Another person whom Bilney targeted was the influential Dr Robert Barnes. He spent a lot of time in prayer and after many conversations with Barnes, Holy Spirit did His work and Barnes was converted. Notice how Bilney targeted people of influence; understanding that it would ease the spreading of the Gospel.
In 1525 Bilney obtained a licence to preach throughout the diocese of Ely. He denounced saint and relic veneration, together with pilgrimages to Walsingham and Canterbury, and refused to accept the mediation of the saints. In 1526 Bilney was called to London and ordered not to preach the Reformed doctrines. Bilney took to open-air preaching. In 1527 Bilney, with his friend Thomas Arthur, preached powerfully around the country. With apostolic fervour, he boldly proclaimed the gospel. Such action soon attracted the attention of priests and friars, who took every opportunity to ridicule him. Each time Bilney challenged his opponents, and his comments were carefully noted and laid to his future reckoning with the church. In Ipswich he maddened the monks so much that twice, two of them pulled him out of the pulpit at St George’s. He was arrested and taken to London. Arthur continued to preach the same message and was also arrested; ending up with Bilney in the same dungeon.

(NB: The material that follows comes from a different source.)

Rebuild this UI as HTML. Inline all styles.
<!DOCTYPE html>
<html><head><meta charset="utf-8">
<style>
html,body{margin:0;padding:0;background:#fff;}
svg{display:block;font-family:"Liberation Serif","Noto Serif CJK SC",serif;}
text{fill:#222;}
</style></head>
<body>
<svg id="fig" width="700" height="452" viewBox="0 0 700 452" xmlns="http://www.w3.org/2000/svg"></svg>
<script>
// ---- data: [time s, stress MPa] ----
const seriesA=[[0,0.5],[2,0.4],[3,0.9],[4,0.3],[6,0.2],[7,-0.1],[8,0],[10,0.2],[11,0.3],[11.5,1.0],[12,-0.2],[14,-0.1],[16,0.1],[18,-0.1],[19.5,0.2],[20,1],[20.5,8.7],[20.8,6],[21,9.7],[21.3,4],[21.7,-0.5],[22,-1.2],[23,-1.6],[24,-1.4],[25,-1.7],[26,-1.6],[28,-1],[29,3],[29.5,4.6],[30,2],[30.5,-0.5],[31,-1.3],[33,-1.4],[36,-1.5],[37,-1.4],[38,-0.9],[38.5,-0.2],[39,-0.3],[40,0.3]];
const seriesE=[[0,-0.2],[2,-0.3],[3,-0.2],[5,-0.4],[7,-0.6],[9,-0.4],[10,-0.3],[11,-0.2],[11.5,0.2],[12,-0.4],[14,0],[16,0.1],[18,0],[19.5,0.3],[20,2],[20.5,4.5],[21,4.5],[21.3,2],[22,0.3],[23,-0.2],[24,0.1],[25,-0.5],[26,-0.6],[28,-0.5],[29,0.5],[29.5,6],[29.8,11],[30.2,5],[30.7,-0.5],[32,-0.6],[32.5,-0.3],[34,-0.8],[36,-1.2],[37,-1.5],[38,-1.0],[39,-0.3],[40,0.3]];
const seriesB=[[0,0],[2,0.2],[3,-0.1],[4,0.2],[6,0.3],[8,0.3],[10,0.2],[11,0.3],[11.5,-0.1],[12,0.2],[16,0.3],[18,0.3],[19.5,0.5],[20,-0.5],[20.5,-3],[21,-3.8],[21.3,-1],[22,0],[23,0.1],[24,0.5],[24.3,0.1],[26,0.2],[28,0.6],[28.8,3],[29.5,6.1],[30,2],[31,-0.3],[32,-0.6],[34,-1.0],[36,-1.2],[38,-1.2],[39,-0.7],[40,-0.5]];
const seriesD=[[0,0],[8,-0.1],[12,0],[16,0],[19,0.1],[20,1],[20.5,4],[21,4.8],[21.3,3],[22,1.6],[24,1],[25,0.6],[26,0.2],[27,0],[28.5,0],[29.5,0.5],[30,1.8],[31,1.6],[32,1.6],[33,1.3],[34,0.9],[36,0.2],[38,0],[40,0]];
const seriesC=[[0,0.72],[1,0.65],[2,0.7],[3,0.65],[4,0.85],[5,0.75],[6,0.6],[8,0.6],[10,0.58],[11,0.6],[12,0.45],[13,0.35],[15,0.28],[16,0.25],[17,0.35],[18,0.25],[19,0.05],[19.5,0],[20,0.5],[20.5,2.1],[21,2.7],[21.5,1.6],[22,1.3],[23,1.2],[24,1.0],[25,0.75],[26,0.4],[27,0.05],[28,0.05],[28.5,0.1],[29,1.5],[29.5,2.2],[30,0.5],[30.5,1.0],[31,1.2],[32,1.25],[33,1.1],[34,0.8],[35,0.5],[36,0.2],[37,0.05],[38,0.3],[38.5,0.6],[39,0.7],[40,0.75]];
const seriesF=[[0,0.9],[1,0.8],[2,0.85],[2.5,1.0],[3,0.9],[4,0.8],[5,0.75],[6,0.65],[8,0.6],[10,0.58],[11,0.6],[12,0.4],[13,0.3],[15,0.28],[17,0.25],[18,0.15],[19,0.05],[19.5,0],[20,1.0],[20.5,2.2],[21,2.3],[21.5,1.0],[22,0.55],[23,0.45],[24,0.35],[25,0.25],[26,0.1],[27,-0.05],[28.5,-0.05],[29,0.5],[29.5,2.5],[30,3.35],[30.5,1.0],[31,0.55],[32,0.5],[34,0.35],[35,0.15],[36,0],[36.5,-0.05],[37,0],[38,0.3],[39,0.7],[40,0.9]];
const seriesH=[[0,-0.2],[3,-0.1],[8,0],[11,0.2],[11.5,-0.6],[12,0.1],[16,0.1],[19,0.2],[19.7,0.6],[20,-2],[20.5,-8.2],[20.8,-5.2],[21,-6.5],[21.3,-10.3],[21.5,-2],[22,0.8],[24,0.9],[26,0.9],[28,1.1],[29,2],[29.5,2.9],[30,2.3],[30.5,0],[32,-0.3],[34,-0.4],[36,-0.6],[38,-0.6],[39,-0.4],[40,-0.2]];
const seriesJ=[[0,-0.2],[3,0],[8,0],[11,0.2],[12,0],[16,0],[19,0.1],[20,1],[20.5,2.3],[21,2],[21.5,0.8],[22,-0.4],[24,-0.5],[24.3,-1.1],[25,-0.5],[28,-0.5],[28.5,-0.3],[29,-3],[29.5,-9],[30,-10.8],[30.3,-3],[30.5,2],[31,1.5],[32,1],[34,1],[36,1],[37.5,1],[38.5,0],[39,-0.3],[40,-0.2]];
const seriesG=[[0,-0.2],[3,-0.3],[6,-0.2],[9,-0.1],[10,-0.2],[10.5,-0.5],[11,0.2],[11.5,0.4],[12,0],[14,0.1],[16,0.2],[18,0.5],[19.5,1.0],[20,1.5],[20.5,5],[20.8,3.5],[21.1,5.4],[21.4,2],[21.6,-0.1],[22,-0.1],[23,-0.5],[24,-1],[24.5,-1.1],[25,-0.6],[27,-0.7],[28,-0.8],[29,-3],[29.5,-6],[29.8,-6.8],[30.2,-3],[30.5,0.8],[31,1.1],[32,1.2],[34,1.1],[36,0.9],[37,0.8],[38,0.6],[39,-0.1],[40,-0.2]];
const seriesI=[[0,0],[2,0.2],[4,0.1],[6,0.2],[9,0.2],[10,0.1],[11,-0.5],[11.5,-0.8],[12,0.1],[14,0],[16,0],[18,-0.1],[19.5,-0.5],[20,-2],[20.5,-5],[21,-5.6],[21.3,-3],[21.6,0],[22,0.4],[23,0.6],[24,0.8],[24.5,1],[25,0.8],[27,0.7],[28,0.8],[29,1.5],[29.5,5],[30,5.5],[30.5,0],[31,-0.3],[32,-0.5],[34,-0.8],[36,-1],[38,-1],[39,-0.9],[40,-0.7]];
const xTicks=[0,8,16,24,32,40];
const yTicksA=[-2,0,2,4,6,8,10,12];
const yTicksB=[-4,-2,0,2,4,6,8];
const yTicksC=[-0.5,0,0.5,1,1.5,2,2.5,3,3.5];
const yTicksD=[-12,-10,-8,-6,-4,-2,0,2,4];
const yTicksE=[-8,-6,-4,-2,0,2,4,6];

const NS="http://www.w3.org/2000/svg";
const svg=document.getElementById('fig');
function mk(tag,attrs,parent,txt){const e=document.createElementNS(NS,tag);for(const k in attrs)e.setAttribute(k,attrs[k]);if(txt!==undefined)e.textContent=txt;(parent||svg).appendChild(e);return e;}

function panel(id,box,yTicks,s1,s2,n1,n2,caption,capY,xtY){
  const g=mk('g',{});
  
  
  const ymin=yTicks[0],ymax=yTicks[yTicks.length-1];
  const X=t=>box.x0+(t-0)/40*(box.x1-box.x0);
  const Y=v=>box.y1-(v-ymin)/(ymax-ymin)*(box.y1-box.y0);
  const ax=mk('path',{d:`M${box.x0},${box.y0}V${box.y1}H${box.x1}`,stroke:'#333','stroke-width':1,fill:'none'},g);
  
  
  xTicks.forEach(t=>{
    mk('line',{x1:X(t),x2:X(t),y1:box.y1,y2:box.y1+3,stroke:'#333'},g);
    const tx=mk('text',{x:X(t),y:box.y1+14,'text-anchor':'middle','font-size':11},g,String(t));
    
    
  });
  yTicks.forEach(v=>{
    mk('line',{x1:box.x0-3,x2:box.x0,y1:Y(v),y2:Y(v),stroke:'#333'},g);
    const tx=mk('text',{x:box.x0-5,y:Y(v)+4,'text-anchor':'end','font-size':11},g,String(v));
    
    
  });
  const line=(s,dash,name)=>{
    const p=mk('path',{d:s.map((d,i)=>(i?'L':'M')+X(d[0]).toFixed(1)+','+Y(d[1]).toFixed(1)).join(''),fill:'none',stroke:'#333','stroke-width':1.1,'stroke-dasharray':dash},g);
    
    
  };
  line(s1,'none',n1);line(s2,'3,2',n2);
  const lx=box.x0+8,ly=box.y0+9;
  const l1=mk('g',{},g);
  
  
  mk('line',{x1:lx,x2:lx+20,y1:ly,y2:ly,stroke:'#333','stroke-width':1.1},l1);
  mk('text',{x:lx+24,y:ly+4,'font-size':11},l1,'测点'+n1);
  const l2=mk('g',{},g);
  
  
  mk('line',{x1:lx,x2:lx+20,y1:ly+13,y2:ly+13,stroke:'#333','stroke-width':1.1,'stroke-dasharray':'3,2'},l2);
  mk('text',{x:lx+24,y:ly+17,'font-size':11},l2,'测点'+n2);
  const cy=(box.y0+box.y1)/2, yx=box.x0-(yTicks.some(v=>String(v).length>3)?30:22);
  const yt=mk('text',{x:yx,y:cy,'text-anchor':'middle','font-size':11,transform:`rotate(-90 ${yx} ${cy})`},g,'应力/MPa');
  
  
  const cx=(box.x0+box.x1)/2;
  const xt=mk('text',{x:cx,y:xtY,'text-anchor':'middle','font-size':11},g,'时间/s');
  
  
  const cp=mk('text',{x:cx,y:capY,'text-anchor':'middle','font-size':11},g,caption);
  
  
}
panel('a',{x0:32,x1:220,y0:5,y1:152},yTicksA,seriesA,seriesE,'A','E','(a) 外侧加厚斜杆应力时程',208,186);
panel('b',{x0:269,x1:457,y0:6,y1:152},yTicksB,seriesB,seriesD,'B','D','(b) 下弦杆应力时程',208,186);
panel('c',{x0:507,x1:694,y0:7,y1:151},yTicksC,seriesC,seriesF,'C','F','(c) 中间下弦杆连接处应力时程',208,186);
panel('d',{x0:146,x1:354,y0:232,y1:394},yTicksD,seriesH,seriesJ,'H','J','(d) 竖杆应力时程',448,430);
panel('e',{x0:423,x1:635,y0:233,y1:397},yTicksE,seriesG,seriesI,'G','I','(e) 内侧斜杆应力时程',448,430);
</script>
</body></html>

They were brought before Cardinal Wolsey in the chapter house at Westminster, William Warham, Archbishop of Canterbury, and several bishops in the chapter-house at Westminster Abbey, he was convicted of heresy. Bilney was paraded in humiliation before the Council of Bishops and led back to gaol to serve his penance. Whilst languishing in prison, Bilney’s mind was filled with remorse over his action. His heart sank in darkness and despair as, like the writer of Psalm 51, he experienced a deeper imprisonment of the soul. For two years Bilney dwelt in the dungeons of St Paul’s Cross, more a prisoner of his own conscience than of the church.

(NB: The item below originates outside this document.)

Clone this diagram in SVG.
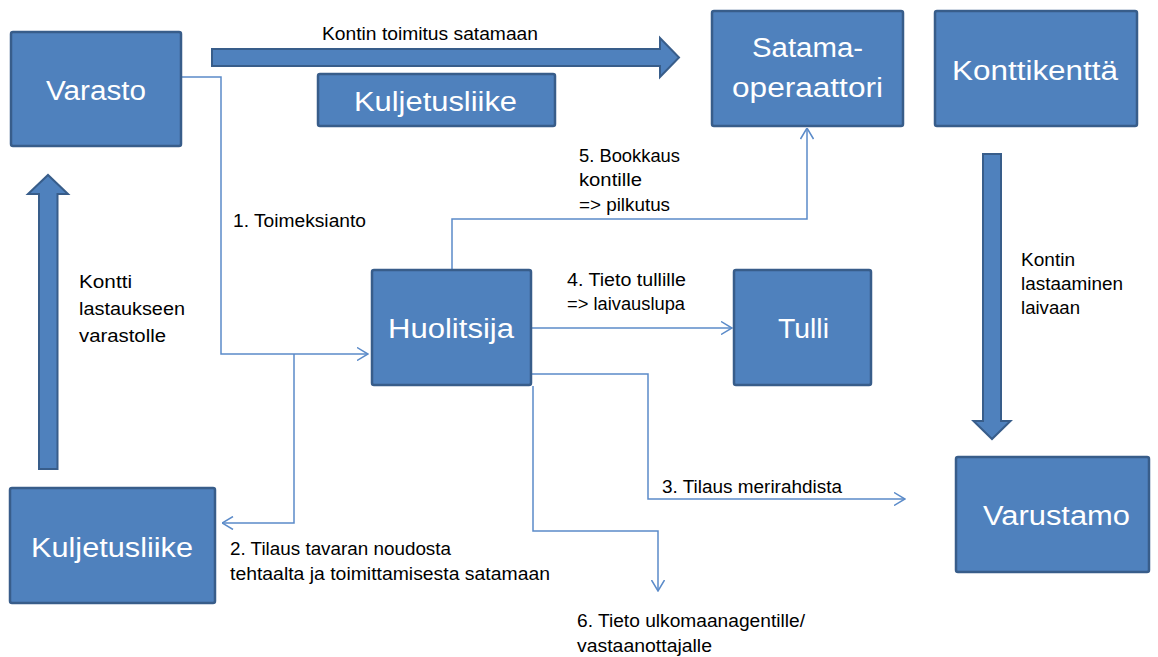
<svg xmlns="http://www.w3.org/2000/svg" width="1158" height="657" viewBox="0 0 1158 657">
  <style>
    .box { fill: #4f81bd; stroke: #385d8a; stroke-width: 2.5; }
    .big { fill: #4f81bd; stroke: #385d8a; stroke-width: 2; stroke-linejoin: miter; }
    .nt { font-family: "Liberation Sans", Arial, sans-serif; font-size: 27px; fill: #ffffff; text-anchor: start; }
    .lb { font-family: "Liberation Sans", Arial, sans-serif; font-size: 17.5px; fill: #000000; }
    .con { fill: none; stroke: #5b8bc9; stroke-width: 1.5; }
  </style>
  <defs>
    <marker id="open" viewBox="0 0 12 14" refX="11.5" refY="7" markerWidth="12" markerHeight="14" markerUnits="userSpaceOnUse" orient="auto">
      <path d="M0.5,0.5 L11.5,7 L0.5,13.5" fill="none" stroke="#5b8bc9" stroke-width="1.5"/>
    </marker>
  </defs>
  <rect width="1158" height="657" fill="#ffffff"/>

  <!-- block arrows -->
  <g id="flow-arrows">
    <polygon class="big" points="212,49 660,49 660,38 679,57.5 660,77 660,66 212,66"/>
    <polygon class="big" points="39,469 39,194 28,194 48,175 68,194 57.5,194 57.5,469"/>
    <polygon class="big" points="983,154 1001,154 1001,421 1010.5,421 992,439 973.5,421 983,421"/>
  </g>

  <!-- connectors -->
  <g id="connectors">
    <path class="con" d="M182,77 H221 V354 H368" marker-end="url(#open)"/>
    <path class="con" d="M294,354 V523 H222" marker-end="url(#open)"/>
    <path class="con" d="M532,374 H648 V499 H905" marker-end="url(#open)"/>
    <path class="con" d="M532,328 H732" marker-end="url(#open)"/>
    <path class="con" d="M452,269 V219 H807 V128" marker-end="url(#open)"/>
    <path class="con" d="M533,386 V531 H658 V591" marker-end="url(#open)"/>
  </g>

  <!-- nodes -->
  <g id="varasto">
    <rect class="box" x="11" y="32" width="170" height="114" rx="2"/>
    <text class="nt" x="46" y="100" textLength="100" lengthAdjust="spacingAndGlyphs">Varasto</text>
  </g>
  <g id="kuljetusliike-top">
    <rect class="box" x="318" y="74" width="237" height="52" rx="2"/>
    <text class="nt" x="354" y="111" textLength="163" lengthAdjust="spacingAndGlyphs">Kuljetusliike</text>
  </g>
  <g id="satamaoperaattori">
    <rect class="box" x="712" y="11" width="191" height="115" rx="2"/>
    <text class="nt" x="752" y="57" textLength="111" lengthAdjust="spacingAndGlyphs">Satama-</text>
    <text class="nt" x="732" y="97" textLength="151" lengthAdjust="spacingAndGlyphs">operaattori</text>
  </g>
  <g id="konttikentta">
    <rect class="box" x="935" y="11" width="202" height="115" rx="2"/>
    <text class="nt" x="952" y="80" textLength="166" lengthAdjust="spacingAndGlyphs">Konttikenttä</text>
  </g>
  <g id="huolitsija">
    <rect class="box" x="372" y="270" width="159" height="115" rx="2"/>
    <text class="nt" x="388" y="338" textLength="126" lengthAdjust="spacingAndGlyphs">Huolitsija</text>
  </g>
  <g id="tulli">
    <rect class="box" x="734" y="270" width="137" height="115" rx="2"/>
    <text class="nt" x="778" y="338" textLength="51" lengthAdjust="spacingAndGlyphs">Tulli</text>
  </g>
  <g id="kuljetusliike-bottom">
    <rect class="box" x="10" y="488" width="205" height="115" rx="2"/>
    <text class="nt" x="31" y="557" textLength="162" lengthAdjust="spacingAndGlyphs">Kuljetusliike</text>
  </g>
  <g id="varustamo">
    <rect class="box" x="956" y="457" width="193" height="115" rx="2"/>
    <text class="nt" x="983" y="525" textLength="147" lengthAdjust="spacingAndGlyphs">Varustamo</text>
  </g>

  <!-- labels -->
  <g id="labels">
    <text class="lb" x="322" y="40" textLength="216" lengthAdjust="spacingAndGlyphs">Kontin toimitus satamaan</text>
    <text class="lb" x="233" y="227" textLength="133" lengthAdjust="spacingAndGlyphs">1. Toimeksianto</text>
    <text class="lb" x="79" y="288" textLength="53" lengthAdjust="spacingAndGlyphs">Kontti</text>
    <text class="lb" x="79" y="315" textLength="106" lengthAdjust="spacingAndGlyphs">lastaukseen</text>
    <text class="lb" x="79" y="342" textLength="87" lengthAdjust="spacingAndGlyphs">varastolle</text>
    <text class="lb" x="579" y="162" textLength="101" lengthAdjust="spacingAndGlyphs">5. Bookkaus</text>
    <text class="lb" x="579" y="186" textLength="63" lengthAdjust="spacingAndGlyphs">kontille</text>
    <text class="lb" x="579" y="211" textLength="91" lengthAdjust="spacingAndGlyphs">=&gt; pilkutus</text>
    <text class="lb" x="567" y="286" textLength="119" lengthAdjust="spacingAndGlyphs">4. Tieto tullille</text>
    <text class="lb" x="567" y="310" textLength="118" lengthAdjust="spacingAndGlyphs">=&gt; laivauslupa</text>
    <text class="lb" x="1021" y="266" textLength="54" lengthAdjust="spacingAndGlyphs">Kontin</text>
    <text class="lb" x="1021" y="290" textLength="102" lengthAdjust="spacingAndGlyphs">lastaaminen</text>
    <text class="lb" x="1021" y="314" textLength="59" lengthAdjust="spacingAndGlyphs">laivaan</text>
    <text class="lb" x="662" y="493" textLength="180" lengthAdjust="spacingAndGlyphs">3. Tilaus merirahdista</text>
    <text class="lb" x="230" y="555" textLength="221" lengthAdjust="spacingAndGlyphs">2. Tilaus tavaran noudosta</text>
    <text class="lb" x="230" y="580" textLength="320" lengthAdjust="spacingAndGlyphs">tehtaalta ja toimittamisesta satamaan</text>
    <text class="lb" x="577" y="627" textLength="228" lengthAdjust="spacingAndGlyphs">6. Tieto ulkomaanagentille/</text>
    <text class="lb" x="577" y="652" textLength="135" lengthAdjust="spacingAndGlyphs">vastaanottajalle</text>
  </g>
</svg>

Cardinal Wolsey left and the verdict was left to Tunstall, Bishop of London. From his cell Bilney thought that Tunstall, who was a friend of Erasmus, might be influenced when he heard that it was Erasmus’ New Testament that converted him. He therefore wrote a series of eloquent letters to Tunstall, trying to influence him. The bishop was touched and did not want Bilney’s death, as Bilney was one of the most admired men in the nation; loved not only by his friends, but also by his enemies, so he gave him every chance to recant. He kept threatening Bilney with death and then giving him time to reflect. Many of his friends came to see him and stayed with him day and night. Slowly, the idea of a compromise came to Bilney, so that he would be allowed to live to further carry out God’s work on earth. Following his friend Arthur, he abjured before the bishops. Latimer later commented that "if ever one was in prison you should not see your friends as they would do more harm than your enemies".
After being released in 1529, he went back to Cambridge. Bilney realising what he had done, he was in torment; his friends were unable to console him. It seemed as if even the Scriptures condemned him. Fear made him tremble constantly, and he could hardly eat or drink. Then in 1531 Holy Spirit spoke to his heart, and he fell at the foot of the cross, shedding floods of tears, and there he found peace. The more God comforted him the greater seemed to be his crime, so he decided to become a martyr. Latimer wrote, he ‘came again like one rising from the dead’.
He was determined to preach again what he had held to be the truth. Bilney resolved to redeem the wasted years. At ten o’clock one night, when everyone in Trinity Hall was going to bed, Bilney called his friends around him, reminded them of what he had done and added: ‘You shall see me no more...... Do not stop me: my decision is made up, and I shall carry it out. My face is set to go to Jerusalem.’He shook hands with each of them and left Cambridge. Arriving back in Norfolk, he preached with great unction proclaiming, ‘That doctrine which I once abjured is the truth. Let my example be a lesson to all who hear me’.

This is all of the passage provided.